Source material -
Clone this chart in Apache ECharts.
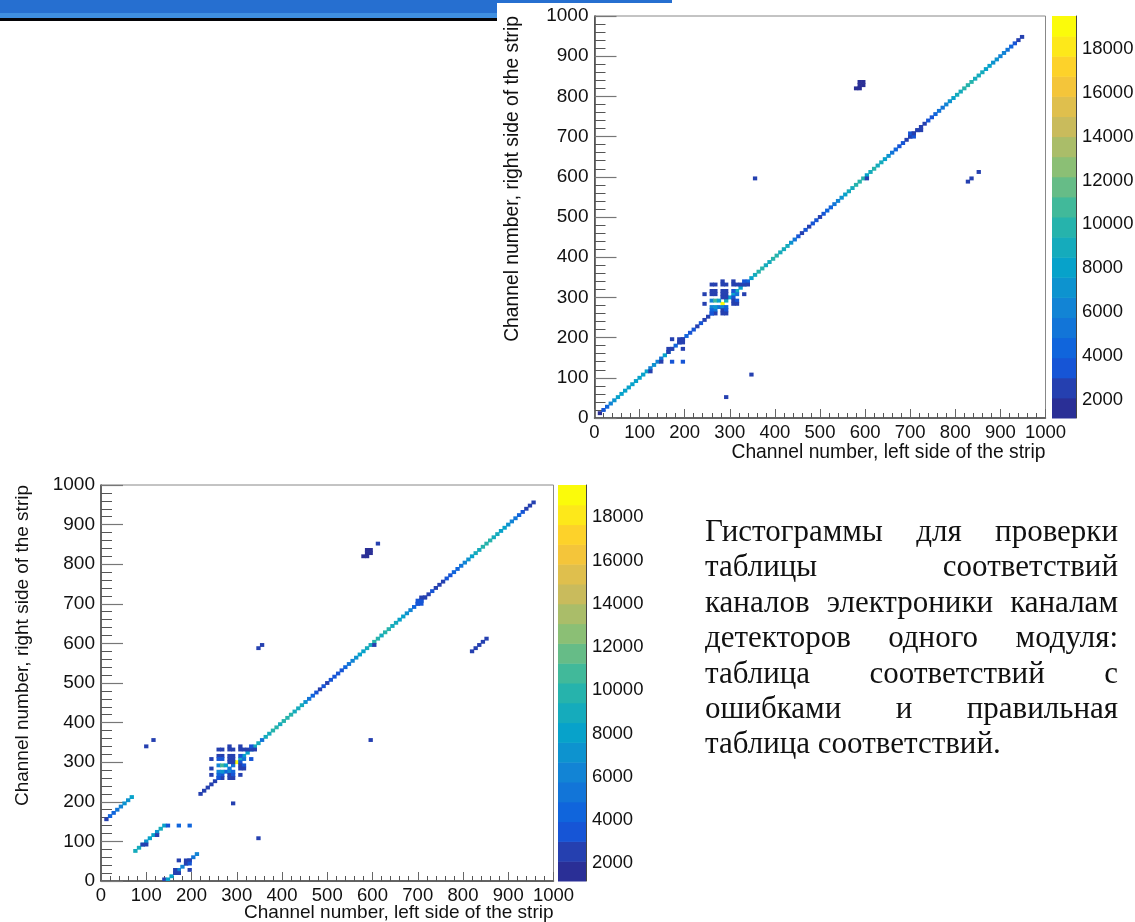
<!DOCTYPE html>
<html><head><meta charset="utf-8">
<style>html,body{margin:0;padding:0;background:#fff}#c{width:1135px;height:922px}</style>
<script src="https://cdn.jsdelivr.net/npm/echarts@6/dist/echarts.min.js"></script>
</head><body><div id="c"></div>
<script>
// ---------- data ----------
const binWidth = 8;
const colorTicks = [2000,4000,6000,8000,10000,12000,14000,16000,18000];
const colorMin = 1180, colorMax = 19490;
const palette = ['#2a2f96','#2540b0','#1655d6','#1065dc','#1275d8','#1284d5','#0d93cf','#07a2ca','#15abbc','#26b3ac','#41b99a','#66bc87','#8bbf75','#aabd69','#c9bb5c','#dfbf4d','#f4c53a','#fdd22a','#fde81a','#fbfb0a'];

const xTitle = 'Channel number, left side of the strip';
const yTitle = 'Channel number, right side of the strip';

// top panel: diagonal cell contents, channels 8, 16, ... 944
const topDiagonalStart = 8;
const topDiagonal = [
 2000,3200,4800,6500,7200,7800,8000,8300,8000,8200,
 8500,8100,8300,7600,6500,7000,6200,5500,7800,7500,
 5000,4500,4000,3800,4200,3600,3300,3000,3500,2800,
 3000,3800,5500,5000,18600,9000,8000,8500,9200,8500,
 9000,4500,8500,9000,9500,9600,9000,9400,9800,9500,
 9200,9400,9000,7000,5000,3500,3000,3400,2800,3200,
 3600,3000,3500,4200,4800,5600,6400,7000,7800,8600,
 9200,9500,9800,9600,8500,9400,9600,9000,8600,8000,
 7000,5200,4000,3500,3200,3000,3400,3000,2600,2800,
 3000,3500,3800,4400,5000,5600,6500,7500,8200,8800,
 9200,9500,9700,9600,9400,9200,8800,8300,7800,7400,
 7000,6500,6000,5400,4600,3800,3000,2400];
const topExtra = [
 [352,592,2500],[344,104,2600],[288,48,2400],[824,584,2300],[832,592,2600],[848,608,2400],
 [584,832,2000],[592,832,2000],[584,824,2000],[592,824,2000],[576,816,2000],[584,816,2000],
 [696,696,3000],[704,696,3400],[696,704,3400],[704,704,2800],[712,712,2400],[720,712,2200],
 [600,592,2800],[120,112,2500],[144,136,2600],[168,136,3200],[192,136,3200],[192,168,3000],
 [160,168,2600],[168,168,2400],[160,160,2500],[168,192,2800],[184,184,2400],[192,184,2600],[184,192,2300],[192,192,2800],
 [240,304,3000],[240,280,3000],[328,304,3000],
 [256,328,2600],[264,328,2600],[280,336,2600],[280,328,2400],[288,328,3000],[304,336,2800],[304,328,2400],[312,328,2800],[320,328,2800],[328,328,2600],[328,336,3600],[336,328,2400],
 [256,312,3000],[264,312,3000],[256,304,2600],[264,304,2800],[280,312,2600],[288,312,2800],[280,304,2600],[288,304,2800],
 [280,296,2400],[288,296,3000],[304,296,3500],[304,312,3800],[312,304,5000],
 [256,288,6500],[264,288,11000],[272,288,8500],[304,288,3000],[312,288,3200],[304,280,3000],[312,280,2800],
 [256,272,6000],[264,272,7000],[280,272,6500],[288,272,4000],
 [256,264,4000],[264,256,3000],[280,264,3000],[288,264,3500],[280,256,2800],[288,256,3000],[256,256,3500]];

// bottom panel: diagonal cell contents, channels 216, 224, ... 952
const bottomDiagonalStart = 216;
const bottomDiagonal = [
 2400,2600,2400,2800,3000,3200,3600,4000,5500,5000,
 18800,9000,8000,8500,9200,8800,9000,5000,8600,9200,
 9500,9700,9200,9600,9800,9500,9300,9400,9000,7400,
 5500,4000,3400,3000,3300,2800,3200,3600,3200,3800,
 4400,5200,6000,6800,7600,8400,9000,9400,9700,9800,
 8800,9500,9700,9300,8800,8300,7800,7200,6000,4800,
 3800,3200,3000,2800,3400,3000,2600,2800,3200,3600,
 4000,4600,5200,6000,7000,8000,8800,9300,9600,9800,
 9600,9400,9000,8400,7800,7000,6200,5200,4200,3400,
 3000,2800,2400];
// wrapped segments in the low channels
const bottomSegments = [
 [8,152,2400],[16,160,4200],[24,168,4800],[32,176,5600],[40,184,6200],[48,192,6800],[56,200,7200],[64,208,7800],
 [72,72,8800],[80,80,8600],[88,88,7800],[96,96,6800],[104,104,8200],[112,112,8000],[120,120,7000],[128,128,8600],[136,136,8400],
 [136,0,2400],[144,0,7800],[152,8,7600],[160,16,7000],[168,24,6600],[176,32,6200],[184,40,5600],[192,48,5000],[200,56,5400],[208,64,5800]];
const bottomExtra = [
 [88,88,2600],[96,88,2400],[120,112,3000],[144,136,3200],[168,136,4000],[192,136,4200],
 [160,16,2800],[168,16,2400],[160,24,2800],[168,48,3000],[184,48,2800],[192,48,2600],[184,40,2800],[192,40,3400],[192,24,3000],
 [608,848,2600],[584,832,2000],[592,832,2000],[584,824,2000],[592,824,2000],[576,816,2000],[584,816,2000],
 [344,584,2300],[352,592,2500],[816,576,2300],[824,584,2500],[832,592,2800],[840,600,2600],[848,608,3000],
 [112,352,2600],[96,336,2400],[592,352,2500],[288,192,2500],[344,104,2600],
 [600,592,2800],[696,696,3400],[704,696,3600],[696,704,3800],[704,704,3400],[704,712,2400],[712,712,2200],
 [240,304,3000],[240,280,3000],[240,264,3000],[328,304,3200],[304,264,3000],
 [256,328,2600],[264,328,2600],[280,336,2600],[280,328,2400],[288,328,3000],[304,336,2800],[304,328,2400],[312,328,2800],[320,328,2800],[328,328,2600],[328,336,3600],[336,328,2400],
 [256,312,3000],[264,312,3000],[256,304,3400],[264,304,3400],[280,312,2600],[288,312,2800],[280,304,2600],[288,304,2800],
 [280,296,2400],[288,296,3000],[304,296,3500],[304,312,3800],[312,304,5000],
 [256,288,6500],[264,288,10500],[272,288,8500],[304,288,3000],[312,288,3200],[304,280,3000],[312,280,2800],
 [256,272,6000],[264,272,7000],[280,272,6500],[288,272,4000],
 [256,264,4000],[264,256,3000],[280,264,3000],[288,264,3500],[280,256,2800],[288,256,3000],[256,256,3500]];

const noteLines = [
 'Гистограммы для проверки',
 'таблицы соответствий',
 'каналов электроники каналам',
 'детекторов одного модуля:',
 'таблица соответствий с',
 'ошибками и правильная',
 'таблица соответствий.'];

// ---------- helpers ----------
function diagonalCells(start, values){
  return values.map((v,i)=>[start+i*binWidth, start+i*binWidth, v]);
}
function colorFor(v){
  const k = Math.floor((v-colorMin)/(colorMax-colorMin)*palette.length);
  return palette[Math.max(0,Math.min(palette.length-1,k))];
}
const cellBleed = 0.35;
function renderCell(params, api){
  const x=api.value(0), y=api.value(1);
  const a=api.coord([x,y]), b=api.coord([x+binWidth,y+binWidth]);
  return {type:'rect',shape:{x:a[0]-cellBleed,y:b[1]-cellBleed,width:b[0]-a[0]+2*cellBleed,height:a[1]-b[1]+2*cellBleed},
          style:{fill:colorFor(api.value(2))}};
}
function renderBand(params, api){
  const a=api.coord([0,api.value(0)]), b=api.coord([1,api.value(1)]);
  return {type:'rect',shape:{x:a[0],y:b[1],width:b[0]-a[0],height:a[1]-b[1]+0.5},
          style:{fill:palette[api.value(2)]}};
}
const bandData = palette.map((c,i)=>{
  const s=(colorMax-colorMin)/palette.length;
  return [colorMin+i*s, colorMin+(i+1)*s, i];
});

const sans='"Liberation Sans", Arial, sans-serif';
const plain = v => String(v);
function xAxisFor(g, size, titleGap){
  return {gridIndex:g,type:'value',min:0,max:1000,interval:100,
    axisLine:{show:true,onZero:false,lineStyle:{color:'#444',width:1.5}},
    axisTick:{show:true,inside:true,length:9,lineStyle:{color:'#666',width:1}},
    minorTick:{show:true,splitNumber:5,length:5,lineStyle:{color:'#555',width:1}},
    splitLine:{show:false},minorSplitLine:{show:false},
    axisLabel:{color:'#111',fontFamily:sans,fontSize:18.5,margin:5,formatter:plain,showMinLabel:true,showMaxLabel:true},
    name:xTitle,nameLocation:'end',nameGap:0,nameMoveOverlap:false,
    nameTextStyle:{color:'#111',fontFamily:sans,fontSize:size,align:'right',verticalAlign:'top',padding:[titleGap,0,0,0]}};
}
function yAxisFor(g, size, titleGap){
  return {gridIndex:g,type:'value',min:0,max:1000,interval:100,
    axisLine:{show:true,onZero:false,lineStyle:{color:'#444',width:1.5}},
    axisTick:{show:true,inside:true,length:22,lineStyle:{color:'#777',width:1.2}},
    minorTick:{show:true,splitNumber:5,length:11,lineStyle:{color:'#555',width:1}},
    splitLine:{show:false},minorSplitLine:{show:false},
    axisLabel:{color:'#111',fontFamily:sans,fontSize:19,margin:6,formatter:plain,padding:[4,0,0,0],showMinLabel:true,showMaxLabel:true},
    name:yTitle,nameLocation:'end',nameGap:0,nameRotate:90,nameMoveOverlap:false,
    nameTextStyle:{color:'#111',fontFamily:sans,fontSize:size,align:'right',verticalAlign:'bottom',padding:[0,0,titleGap,0]}};
}
function barX(g){return {gridIndex:g,type:'value',min:0,max:1,show:false};}
function barY(g){
  return {gridIndex:g,type:'value',position:'right',min:colorMin,max:colorMax,
    axisLine:{show:true,onZero:false,lineStyle:{color:'#444',width:1}},
    axisTick:{show:true,inside:true,length:23,customValues:colorTicks,lineStyle:{color:'rgba(30,30,30,.75)',width:1.2}},
    minorTick:{show:false},splitLine:{show:false},
    axisLabel:{color:'#111',fontFamily:sans,fontSize:18.5,margin:6,formatter:plain,customValues:colorTicks,showMinLabel:true,showMaxLabel:true}};
}
function cellSeries(ax, cells){
  return {type:'custom',xAxisIndex:ax,yAxisIndex:ax,coordinateSystem:'cartesian2d',clip:true,silent:true,
    data:cells,encode:{x:0,y:1},renderItem:renderCell,animation:false};
}
function bandSeries(ax){
  return {type:'custom',xAxisIndex:ax,yAxisIndex:ax,coordinateSystem:'cartesian2d',silent:true,
    data:bandData,encode:{y:[0,1]},renderItem:renderBand,animation:false,z:1};
}

// justified note, one text element per word
const noteFont = '"Liberation Serif", "Times New Roman", serif';
const noteSize = 31, noteLeft = 705, noteRight = 1118, noteTop = 536, noteStep = 35.4;
const measure = document.createElement('canvas').getContext('2d');
measure.font = noteSize+'px "Liberation Serif"';
const noteGraphics = [];
noteLines.forEach((line,li)=>{
  const words=line.split(' ');
  const widths=words.map(w=>measure.measureText(w).width);
  const total=widths.reduce((a,b)=>a+b,0);
  const last = li===noteLines.length-1;
  const gap = last ? noteSize*0.25 : (noteRight-noteLeft-total)/(words.length-1);
  let x=noteLeft;
  words.forEach((w,wi)=>{
    noteGraphics.push({type:'text',left:x,top:noteTop+li*noteStep-noteSize*0.6,silent:true,
      style:{text:w,font:noteSize+'px '+noteFont,fill:'#111'}});
    x+=widths[wi]+gap;
  });
});

const chart = echarts.init(document.getElementById('c'));
const noShrink = {outerBoundsMode:'none'};
chart.setOption({
  backgroundColor:'#fff',animation:false,
  grid:[
    {left:594.5,top:16,width:451,height:402,show:true,borderColor:'#888',borderWidth:1,backgroundColor:'#fff',...noShrink},
    {left:1052,top:16,width:24,height:402,show:false,...noShrink},
    {left:101,top:485,width:452.5,height:396,show:true,borderColor:'#888',borderWidth:1,backgroundColor:'#fff',...noShrink},
    {left:558,top:485,width:28,height:396,show:false,...noShrink}
  ],
  xAxis:[xAxisFor(0,19.3,25),barX(1),xAxisFor(2,19,22),barX(3)],
  yAxis:[yAxisFor(0,19.3,72),barY(1),yAxisFor(2,19,69),barY(3)],
  series:[
    cellSeries(0,diagonalCells(topDiagonalStart,topDiagonal).concat(topExtra)),
    bandSeries(1),
    cellSeries(2,diagonalCells(bottomDiagonalStart,bottomDiagonal).concat(bottomSegments,bottomExtra)),
    bandSeries(3)
  ],
  graphic:[
    {type:'rect',left:0,top:0,shape:{width:672,height:3},style:{fill:'#266fd0'},silent:true},
    {type:'rect',left:0,top:0,shape:{width:497,height:13},style:{fill:'#266fd0'},silent:true},
    {type:'rect',left:0,top:13,shape:{width:497,height:5},style:{fill:'#3f8fe0'},silent:true},
    {type:'rect',left:0,top:18,shape:{width:497,height:3},style:{fill:'#050508'},silent:true}
  ].concat(noteGraphics)
});
</script></body></html>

Description of the task -
Leave out any pictures and return exactly the lines from the beginning of the data through the line with "const yTitle = 'Channel", inclusive.

Final answer -
Clone this chart in Apache ECharts.
<!DOCTYPE html>
<html><head><meta charset="utf-8">
<style>html,body{margin:0;padding:0;background:#fff}#c{width:1135px;height:922px}</style>
<script src="https://cdn.jsdelivr.net/npm/echarts@6/dist/echarts.min.js"></script>
</head><body><div id="c"></div>
<script>
// ---------- data ----------
const binWidth = 8;
const colorTicks = [2000,4000,6000,8000,10000,12000,14000,16000,18000];
const colorMin = 1180, colorMax = 19490;
const palette = ['#2a2f96','#2540b0','#1655d6','#1065dc','#1275d8','#1284d5','#0d93cf','#07a2ca','#15abbc','#26b3ac','#41b99a','#66bc87','#8bbf75','#aabd69','#c9bb5c','#dfbf4d','#f4c53a','#fdd22a','#fde81a','#fbfb0a'];

const xTitle = 'Channel number, left side of the strip';
const yTitle = 'Channel number, right side of the strip';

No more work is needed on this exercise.